One area where sellers have agreed to shoulder risk is the repayment of loans taken out from the federal government’s Paycheck Protection Program, said David Birke, co-chair of the M&A practice at Akerman.
Under the program established last spring to help small and medium-sized businesses survive the pandemic, companies receive loans from banks that are forgivable by the government at a later date if they meet certain criteria for how they use the proceeds.
If a PPP borrower agrees to sell in the interim, the buyer at closing typically subtracts the loan amount from the purchase price and places the funds in escrow with the PPP lender, who later releases the funds to the owners of the selling company if the loan is forgiven or uses the funds to repay the loan in the event the seller does not qualify, said Birke.
On a broader level going forward, Alston & Bird partner Tony Balloon, who specializes in cross-border transactions, said he expects deal makers will think more about macro factors like geopolitical instability that could pose a risk to mergers, especially for transactions that are expected to take a long time to close.
Top of mind in 2021 will be the Democrats’ control of the presidency and Congress, attorneys said, with open questions about how tough a line the new Biden administration will take on antitrust and national security enforcement and if Congress will raise taxes.
Despite this uncertainty, Morrison & Foerster’s Klein said he is not seeing deal makers pull back from pursuing transactions. Several other attorneys agreed with this sentiment.
Goodwin’s Cable said that he expects antitrust reviews will be tougher going forward but added that it will take time to see exactly how the Biden administration will approach enforcement.
Some sellers rushed to close transactions by the end of last year to lock in 2020 tax rates; the same phenomenon could repeat this year if Congress passes tax reform that is not retroactive, attorneys said.
All-purpose acquisition market
McGuireWoods’s Woodard said he predicts there will be an increase in creative deal structures in 2021 ranging from earn-outs and minority investments with buyout rights to joint ventures.
At the same time, Klein said the M&A market is so strong that many sellers have negotiating leverage to secure complete buyouts and do not need to rely on alternatives structures.
A notable factor driving the sellers’ market is the rise in 2020 of special purpose acquisition companies as serious buyers, attorneys said.
Sellers “now see SPACs as a real alternative” to a sale or IPO and have greater confidence in the structure, said Michelle Gasaway, a capital markets partner at Skadden.
SPACs raised a record USD 82bn in capital last year in 248 IPOs, according to Dealogic data. January is already proving busier than any month in 2020 with over USD 22bn in SPAC issuance. So far this month, over 100 SPACs have announced deals with targets valued at over USD 180bn in aggregate.
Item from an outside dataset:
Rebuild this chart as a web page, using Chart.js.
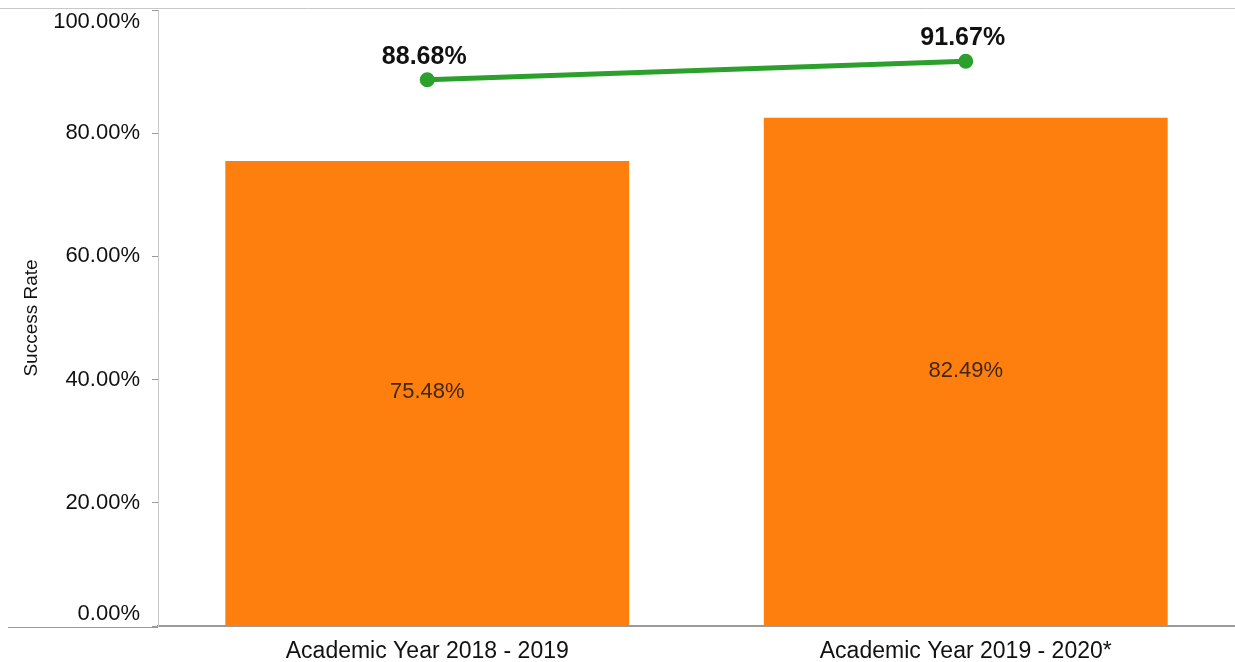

The sudden burst in activity has raised some fears that the SPAC market is turning into a bubble.
Goodwin’s Zachariah said he believes SPACs will prove to be a long-term phenomenon given the volume of capital moving into the space and the increased sophistication among SPAC sponsors.
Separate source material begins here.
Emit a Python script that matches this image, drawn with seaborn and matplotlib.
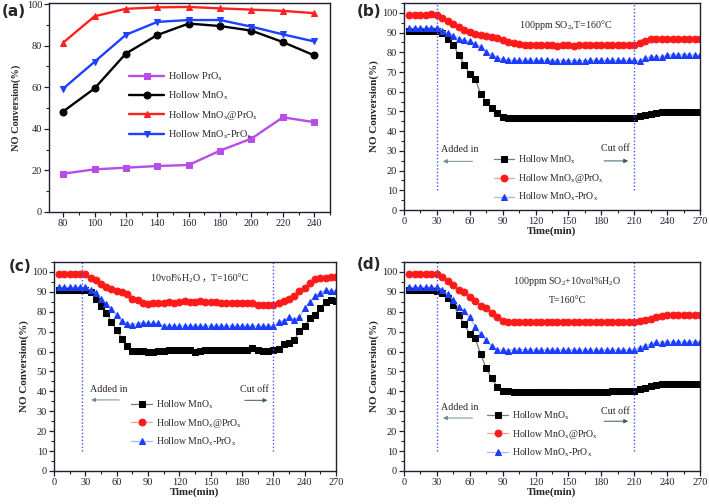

One emerging theme in the market is SPACs pitching acquisition strategies focused on specific areas like environmental, social and governance issues, women-led businesses and niche subsectors of technology, Gasaway said.
Even with so many SPACs scouting for deals, Gasaway said she does not get the sense that competition for targets is discouraging new SPACs from entering the market.
Over 85 SPACs are currently on file with the SEC and have not yet priced their IPOs, according to Dealogic data. 70 of these SPACs filed their S-1 in January.